LGBTQ rights groups reacted with disappointment at the legislature's planned override.
"It’s incredibly disappointing that this boogeyman that we’ve created, these young kids are warranting so much attention, so much extra effort to try and shut some young people out of opportunities. It seems a bit much," said Dr. Candice Metzler, the executive director of Transgender Education Advocates of Utah. "It’s hard not to take it in a way that’s seen as disingenuous. This is about political advantage this is about anything but these young people we claim to be protecting."
Dr. Metzler praised Gov. Cox for his veto and compassion toward transgender people. Equality Utah criticized lawmakers as protecting their own political careers.
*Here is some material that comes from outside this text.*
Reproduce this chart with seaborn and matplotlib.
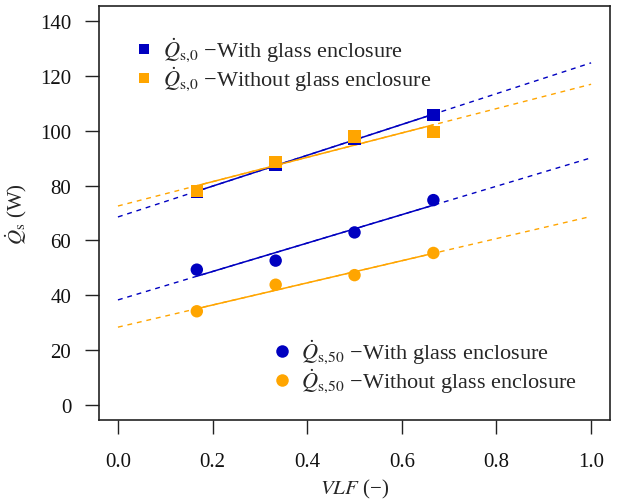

"This was never about protecting women's sports, this is about politicians protecting themselves from primary challenges from the extreme right," the group said in a statement. "Many lawmakers have called us to say they hate the bill, but they will vote for it because they fear primary challenges. To shield themselves, they will use marginalized children as political pawns."
Meeting with reporters on Tuesday, Speaker Wilson said they were listening to constituents.
"Lawmakers want to make the policy clear and move on. It’s in everyone’s best interest," he said. "We’re hearing a lot from parents concerned about this so legislature wants to address this issue as quickly as possible and get that clarity out there."
The American Civil Liberties Union signaled its willingness to sue the state in a letter to Gov. Cox shared with FOX 13 News.
"The ACLU of Utah is ready to litigate to protect the rights of transgender students in Utah," the group said.
The bill's sponsor praised the legislature for the veto override and said she was hopeful they could find something for transgender children.
"If we can get this passed and move forward... we can start in finding opportunities for transgender youth that doesn’t take away opportunities for these girls," said Rep. Kera Birkeland, R-Morgan.